Another photo (below) from roughly the same time period offers a wider view of this same renovation.
Not only has the stoop been altered but the facade as well. The front wall is clad in a brown colored stucco with a cinderblock pattern chased into it. The triangular parlor floor pediments, stone balconies and other balustrades have been left in place, but the second and third floor window embellishments are greatly subdued. Our gas lamps have yet to sprout.
By 1960 (above), the triangular window pediments on the parlor floor have been exchanged for linear ones.
This was not a total facade redux since ghosts of the former triangles can be seen above the windows (above and right). A closer inspection reveals that the balconies are now concrete and the stone balustrades, so prominent in Berenice Abbott’s photo, have turned into wrought iron. Our now-ubiquitous gas lamps have been planted in the garden, perhaps in exchange for the lost stonework, thus completing the transition.
In the early 1990s, following numerous cycles of theft and replacement, our polished brass banisters were reluctantly switched to wrought iron too. The last pair were taken just two weeks after being installed. On their final visit, the thieves, eyeing new black banisters, scratched the ends just to be sure we weren’t concealing more brass with a layer of paint.
In 1996, following decades of deterioration, interim refacings and stopgap repairs, and with a scaffolding shed many thought was permanently installed over the sidewalk to protect passersby from falling chunks of stucco and a badly sagging cornice aching to let go, Larry Burda, a NYC restoration contractor specializing in historic and landmarked brownstone properties, was engaged to totally strip the front of the house and bring it back to a more cohesive look.
This current (1997) iteration (pictured above) restores more prominent lintels to the upper floor windows. On the parlor floor, it was decided that in the absence of the elaborate stone balustrades, linear window lintels would be preferable to the heavy triangles. Other non-structural elements replaced during this update include the roofline cornice and decorative covers for the cantilevered balcony support beams. Irad and Sarah Hawley’s home is more consistent in appearance now than it had been over the preceding 75 years.
Current restoration efforts have turned inward, with repairs and upgrades planned for rooms, hallways, floors and galleries.
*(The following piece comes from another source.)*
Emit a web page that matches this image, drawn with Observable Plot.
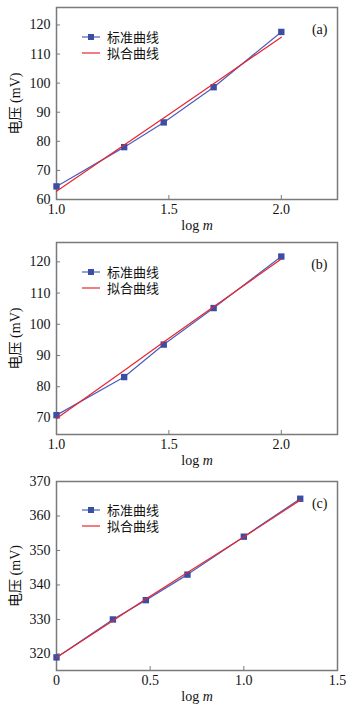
<!DOCTYPE html>
<html><head><meta charset="utf-8">
<script src="https://cdn.jsdelivr.net/npm/d3@7"></script>
<script src="https://cdn.jsdelivr.net/npm/@observablehq/plot@0.6"></script>
<style>
body{margin:0;background:#fff;}
.panel{position:relative;width:353px;}
.panel svg{display:block;font-family:"Liberation Serif","Noto Sans CJK SC",serif !important;}
.legend{position:absolute;left:0;top:0;pointer-events:none;}
</style></head><body><div id="chart"></div>
<script>
// ---- data ----
const logM_ab = [1.0, 1.301, 1.477, 1.699, 2.0];
const logM_c = [0, 0.301, 0.477, 0.699, 1.0, 1.301];
const stdA = [64.5, 78.0, 86.5, 98.6, 117.6];
const fitA = [62.8, 78.7, 88.0, 99.8, 115.8];
const stdB = [70.9, 83.1, 93.5, 105.2, 121.7];
const fitB = [69.8, 85.2, 94.3, 105.6, 120.9];
const stdC = [319.0, 330.0, 335.6, 343.0, 354.0, 365.0];
const fitC = [319.0, 329.6, 335.9, 343.6, 353.9, 364.6];
const seriesNames = ["标准曲线", "拟合曲线"];
const panelLabels = ["(a)", "(b)", "(c)"];
const xTicksAB = [1.0, 1.5, 2.0];
const xTicksC = [0, 0.5, 1.0, 1.5];
const yTicksA = [60, 70, 80, 90, 100, 110, 120];
const yTicksB = [70, 80, 90, 100, 110, 120];
const yTicksC = [320, 330, 340, 350, 360, 370];
const xLabel = "log m";
const yLabel = "电压 (mV)";

const BLUE = "#4a5fbf";
const BLUE_D = "#3a4ea6";
const RED = "#e8252c";
const GRAY = "#7a7a7a";

function panel({x, std, fit, xDomain, yDomain, xTicks, yTicks, xFmt, label, height, marginTop, marginBottom, legendTop}) {
  const rows = x.map((v, i) => ({x: v, std: std[i], fit: fit[i]}));
  const plot = Plot.plot({
    width: 353, height, marginLeft: 56, marginRight: 16, marginTop, marginBottom,
    style: {fontSize: "14px", color: "#111", background: "#fff"},
    x: {domain: xDomain},
    y: {domain: yDomain},
    marks: [
      Plot.frame({stroke: GRAY, strokeWidth: 1.5}),
      Plot.axisX(xTicks, {tickSize: -4, tickPadding: 9, tickFormat: xFmt, stroke: GRAY, fontSize: 14,
        label: xLabel, labelAnchor: "center", labelArrow: "none", labelOffset: 30}),
      Plot.axisY(yTicks, {tickSize: -4, tickPadding: 10, stroke: GRAY, fontSize: 14,
        label: yLabel, labelAnchor: "center", labelArrow: "none", labelOffset: 46}),
      Plot.line(rows, {x: "x", y: "std", stroke: BLUE, strokeWidth: 1.2}),
      Plot.dot(rows, {x: "x", y: "std", symbol: "square", r: 3.6, fill: BLUE_D}),
      Plot.line(rows, {x: "x", y: "fit", stroke: RED, strokeWidth: 1.2}),
      Plot.text([label], {text: d => d, frameAnchor: "top-right", dx: -10, dy: 17, fontSize: 14})
    ]
  });
  // italic m in x label
  d3.select(plot).selectAll("text").filter(function() { return this.textContent === xLabel; })
    .each(function() {
      const t = d3.select(this);
      t.text("");
      t.append("tspan").text("log ");
      t.append("tspan").attr("font-style", "italic").text("m");
    });
  const wrap = d3.create("div").attr("class", "panel");
  wrap.node().appendChild(plot);
  const lg = wrap.append("svg").attr("class", "legend").attr("width", 353).attr("height", 80)
    .style("font-size", "13px");
  const rowsL = [{name: seriesNames[0], color: BLUE, marker: true}, {name: seriesNames[1], color: RED, marker: false}];
  rowsL.forEach((r, i) => {
    const y = legendTop + i * 16;
    lg.append("line").attr("x1", 82).attr("x2", 100).attr("y1", y).attr("y2", y)
      .attr("stroke", r.color).attr("stroke-width", 1.2);
    if (r.marker) lg.append("rect").attr("x", 88).attr("y", y - 3).attr("width", 6).attr("height", 6).attr("fill", BLUE_D);
    lg.append("text").attr("x", 107).attr("y", y).attr("dy", "0.35em").attr("fill", "#111").text(r.name);
  });
  return wrap.node();
}

const fmt1 = d => d.toFixed(1);
const fmtC = d => d === 0 ? "0" : d.toFixed(1);
const chart = document.getElementById("chart");
chart.appendChild(panel({x: logM_ab, std: stdA, fit: fitA, xDomain: [1, 2.25], yDomain: [60, 126], xTicks: xTicksAB, yTicks: yTicksA, xFmt: fmt1, label: panelLabels[0], height: 235, marginTop: 7, marginBottom: 36, legendTop: 37}));
chart.appendChild(panel({x: logM_ab, std: stdB, fit: fitB, xDomain: [1, 2.25], yDomain: [64.7, 126.2], xTicks: xTicksAB, yTicks: yTicksB, xFmt: fmt1, label: panelLabels[1], height: 235, marginTop: 7, marginBottom: 36, legendTop: 37}));
chart.appendChild(panel({x: logM_c, std: stdC, fit: fitC, xDomain: [0, 1.5], yDomain: [315.2, 370], xTicks: xTicksC, yTicks: yTicksC, xFmt: fmtC, label: panelLabels[2], height: 237, marginTop: 11, marginBottom: 37, legendTop: 40}));
</script></body></html>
Less obvious but even more critical are the building’s aging mechanical systems which are also being overhauled – all this in preparation for Salmagundi’s 100th anniversary as custodian of the extraordinary house at Number 47.
What a terrific review of the architectural history of the Club. Well done!
The facade was also redone in 1985 when I was First Woman President of Salmagundi Club. I remember it well. We had a major rain storm and the wind blowing from the West was so hard it blew the rain between the cracks in the brownstone and the Parlor ceiling got soaked and crashed down when Al and I were replacing the copper wires in the chandeliers. Fortunately it was only the west parlor ceiling. Sometime later parts of the brownstone became loose and started falling into the street, the police came and we had to have a huge bridge constructed to catch any brownstone bits and pieces. It took us about two years to accomplish redoing the ceiling with the lovely plaster designs, closing the library to one and all while the ceiling dried, and we had to remove all the brownstone from the front of the building, piled it up in the garden area, and tried to keep all the Club functions going as well. The brass railings were stolen, twice, when I was president, plus many other items. AWS had a bronze plaque with their name on it attached to the brownstone beside the door, gone, then when we were having one of our auction evenings, the blue and gold Club’s Auction banner was stolen from the balcony where it was hanging during the Halloweeen Parade passing the Club on Fifth Ave. Lots of other items were also stolen. It seemed the new publicity about the Club being open to the public made us easy victims since we had no money for security, or anything else for that matter, and the public had easy access. I’ve got a great list, much more to tell you Best Ruth
More on the 1996-97 facade restoration can be found on the front cover of the April 1997 issue of The Salmagundian (archived on this blog – see Back Issues of the 1990s)
Great job, Mitch! Thanks for being you………..!
Thanks – -so very interesting! Rusty Leffel
Wonderful work, and thank you Ruth for filling it in. We have quite a history, no?